## start DATASET EXTRACT
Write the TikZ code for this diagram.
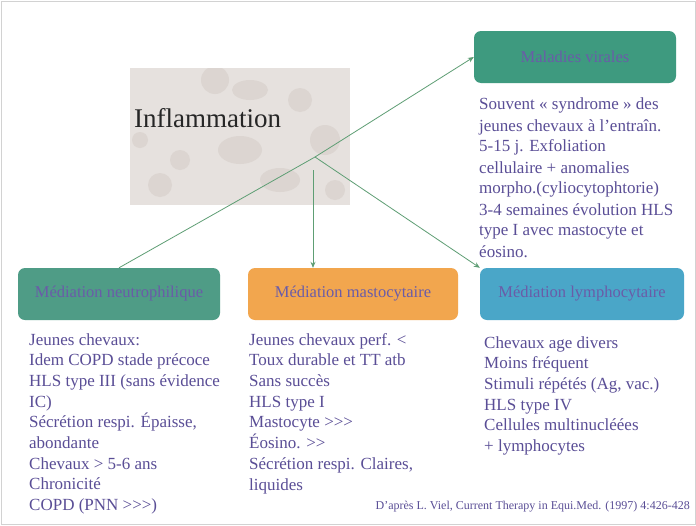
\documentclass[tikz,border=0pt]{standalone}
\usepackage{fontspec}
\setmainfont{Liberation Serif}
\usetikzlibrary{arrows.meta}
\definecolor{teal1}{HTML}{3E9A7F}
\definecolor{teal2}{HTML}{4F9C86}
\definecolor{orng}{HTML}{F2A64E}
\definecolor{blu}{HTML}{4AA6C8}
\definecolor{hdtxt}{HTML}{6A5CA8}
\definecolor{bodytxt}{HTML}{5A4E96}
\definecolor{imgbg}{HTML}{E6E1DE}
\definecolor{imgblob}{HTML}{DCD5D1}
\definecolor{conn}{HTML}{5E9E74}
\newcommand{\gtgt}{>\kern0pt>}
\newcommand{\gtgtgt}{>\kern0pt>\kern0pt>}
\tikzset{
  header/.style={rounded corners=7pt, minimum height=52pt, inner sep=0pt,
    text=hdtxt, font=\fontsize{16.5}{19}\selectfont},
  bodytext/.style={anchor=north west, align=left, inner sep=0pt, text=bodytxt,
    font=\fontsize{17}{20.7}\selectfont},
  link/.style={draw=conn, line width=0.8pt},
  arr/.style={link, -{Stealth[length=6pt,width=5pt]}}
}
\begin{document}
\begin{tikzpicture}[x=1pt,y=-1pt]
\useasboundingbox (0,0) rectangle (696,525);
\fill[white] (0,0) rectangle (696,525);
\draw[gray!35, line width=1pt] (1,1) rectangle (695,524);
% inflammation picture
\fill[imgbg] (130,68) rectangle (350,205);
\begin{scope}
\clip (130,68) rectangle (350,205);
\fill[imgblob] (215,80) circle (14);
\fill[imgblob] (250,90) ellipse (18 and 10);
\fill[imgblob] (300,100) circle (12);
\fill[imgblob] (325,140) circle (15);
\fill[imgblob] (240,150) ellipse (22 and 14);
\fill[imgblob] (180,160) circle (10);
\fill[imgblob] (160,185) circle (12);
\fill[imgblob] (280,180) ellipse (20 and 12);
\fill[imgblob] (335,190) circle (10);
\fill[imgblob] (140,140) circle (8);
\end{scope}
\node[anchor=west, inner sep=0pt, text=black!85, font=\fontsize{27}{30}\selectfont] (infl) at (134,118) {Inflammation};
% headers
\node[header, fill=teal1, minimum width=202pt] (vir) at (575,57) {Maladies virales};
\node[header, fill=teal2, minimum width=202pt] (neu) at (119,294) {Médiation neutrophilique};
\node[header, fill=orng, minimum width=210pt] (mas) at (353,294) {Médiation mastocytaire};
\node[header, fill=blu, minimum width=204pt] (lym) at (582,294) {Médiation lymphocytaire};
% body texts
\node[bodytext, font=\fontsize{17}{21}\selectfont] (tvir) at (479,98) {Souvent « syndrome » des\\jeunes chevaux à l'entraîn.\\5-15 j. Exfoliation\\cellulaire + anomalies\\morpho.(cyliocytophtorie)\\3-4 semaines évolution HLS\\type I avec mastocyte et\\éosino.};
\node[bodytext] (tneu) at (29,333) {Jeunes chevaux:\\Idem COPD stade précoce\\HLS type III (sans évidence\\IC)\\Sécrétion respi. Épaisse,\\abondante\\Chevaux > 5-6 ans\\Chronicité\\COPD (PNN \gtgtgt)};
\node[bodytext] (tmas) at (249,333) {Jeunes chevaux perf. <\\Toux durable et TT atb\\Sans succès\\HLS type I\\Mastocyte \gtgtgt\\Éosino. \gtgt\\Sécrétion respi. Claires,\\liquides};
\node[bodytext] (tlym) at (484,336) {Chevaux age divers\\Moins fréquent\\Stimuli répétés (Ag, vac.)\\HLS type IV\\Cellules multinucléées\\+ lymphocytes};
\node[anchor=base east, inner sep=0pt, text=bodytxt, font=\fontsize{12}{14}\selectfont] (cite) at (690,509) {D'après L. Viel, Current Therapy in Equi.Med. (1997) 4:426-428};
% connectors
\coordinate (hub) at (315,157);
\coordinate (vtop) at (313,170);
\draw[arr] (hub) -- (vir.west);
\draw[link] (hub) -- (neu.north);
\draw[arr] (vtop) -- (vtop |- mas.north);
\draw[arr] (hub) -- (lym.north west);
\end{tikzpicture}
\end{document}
## end DATASET EXTRACT
## start DATASET EXTRACT
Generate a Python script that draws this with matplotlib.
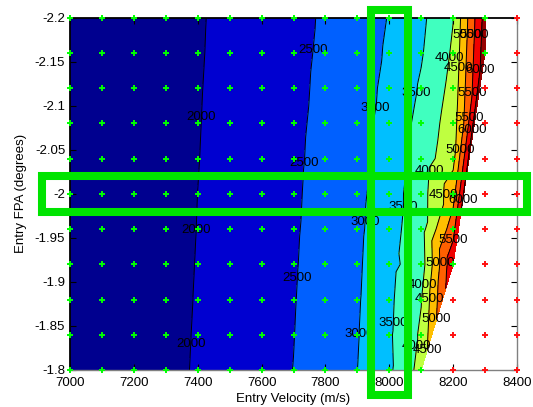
## end DATASET EXTRACT
Copy every line of the records above that contains "this".

● TASK RESULT
Write the TikZ code for this diagram.
Generate a Python script that draws this with matplotlib.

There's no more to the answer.